太田述正コラム#829(2005.8.20)
<郵政解散の意味(その2)>
郵政民営化についても、マクロ的に見れば、日本の経済高度成長をもたらした日本型政治・経済体制を支えた柱の一つが「世界最大の銀行たる郵貯などがかき集めた郵政マネーを国家が中心となって公共事業に投資して回転させていくという」システムなのだから、「日本の経済力をつぶそうと思ったら」このシステムは破壊しなければならない、という米国の対日大戦略(http://nikkeibp.jp/style/biz/topic/tachibana/media/050811_kaigai/前掲)に屈したものであり、ミクロ的に見れば、米「保険業界」の強い要求を踏まえた米国政府の「日本の郵貯・簡保<の>官業としての優遇措置を廃止せよ」との「圧力」(関岡前掲書133頁)に屈したものにほかなりません。

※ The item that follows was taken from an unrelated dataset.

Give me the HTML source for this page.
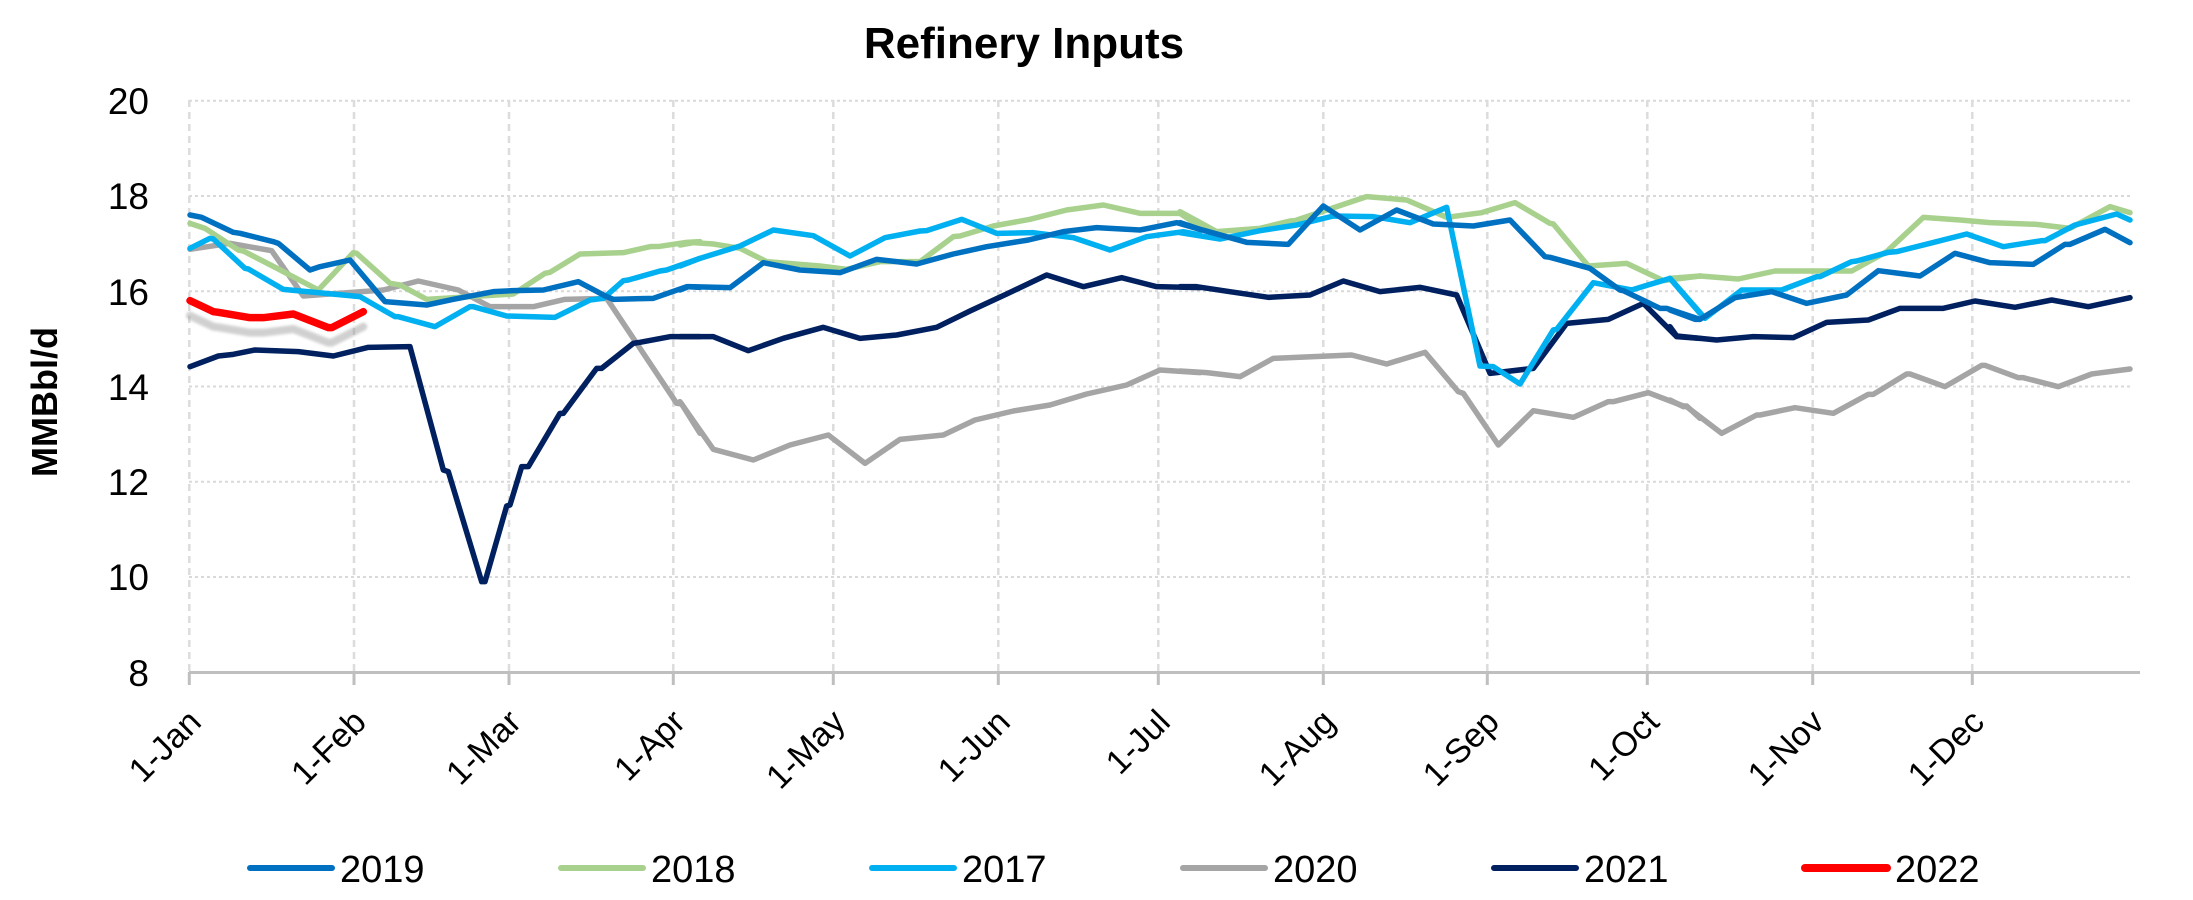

いずれにせよ、現在の日本における最大の問題は、繰り返しになりますが、日本の弥生モードへの切り替えが、日本の主体的意思によってではなく、他国の意思によって、他国の利益のために行われつつあることです。
その根底には、日本が戦後60年も経っているというのに、吉田ドクトリン・・外交や安全保障を米国に丸投げする国家戦略(=保護国化戦略)・・をいまだに廃棄していない、という問題があります。
私は、グローバル化した現代世界においては、日本は自らを弥生モードに抜本的かつ恒久的に切り替える以外に生き延びるすべはない、と考えています。
しかし、弥生モードへの切り替えが即米国化でなければならない、ということはありませんし、いわんや、それが米国の利益のために米国の指示に従って実施されるようなものであってよいはずがありません。
もとより、私自身、日本を弥生モードに切り替えるためには、日本型政治・経済体制をアングロサクソン的な政治・経済体制に転換して行くことが不可欠である、と考えていますが、その具体的なあり方は、あくまでも日本が衆知を結集して自らの意思で決定した上で、整斉と自主的に実施に移していくべき筋合いのものだ、と思うのです。
3 有権者はどうすべきなのか
では、今回の総選挙で有権者はどうすべきなのでしょうか。
イデオロギー/宗教政党である共産党・社民党・公明党は論外として、政党としては、
a 米国の指示に盲従して弥生モードへの切り替え路線をつきすすむ「改革派」候補者、古き良き縄文モード時代の追憶にしがみついている「守旧派」候補者、及び両者の中間的な「ノンポリ」候補者、の三種類の候補者(自民党籍の無所属候補を含む)を擁する自民党、
b 古き良き縄文モード時代の追憶にしがみついている「守旧派」候補者のみを擁する国民新党(鈴木宗男元議員が立ち上げた新党大地は国民新党の友党と考えてよかろう)、
c 基本的に自民党と同じ三種類の候補者を擁する民主党、
という不毛の三択しか与えられていない日本の有権者は、まことにお気の毒であるとしか言いようがありません。
それはそれとして、私が皆さんに訴えたいことは二点です。
まず、不在者投票でも何でもいいから投票を行って投票率を上げていただきたい(注5)ということと、無所属の候補者でもかまわないので、広義の外交・安全保障問題についてしっかりした識見を持った候補者に投票していただきたいということです。
(注5)そもそも、一日も早く、インターネットによる投票制度を導入すべきだ。インターネットバンキングが普及している現在、セキュリティーの問題はクリアできるはずだ。そうすれば投票率は飛躍的に上昇することだろう。(http://www.rieti.go.jp/jp/columns/a01_0100.html(8月19日アクセス)参照)
前者は、日本の政治の弥生モードへの切り替えの前提条件・・自民党の瓦解ないし野党化・・を妨げている大きな要因の一つである公明党の弱体化につながるからですし、後者の意義は申し上げるまでもないと思います。
最後に、比例票をbに投じようとされている方に老婆心ながら申し上げておきますが、bは「宗主国」米国の意向に逆らう候補者のみを擁している以上、遅かれ早かれその勢力は消滅に向かうことでしょう。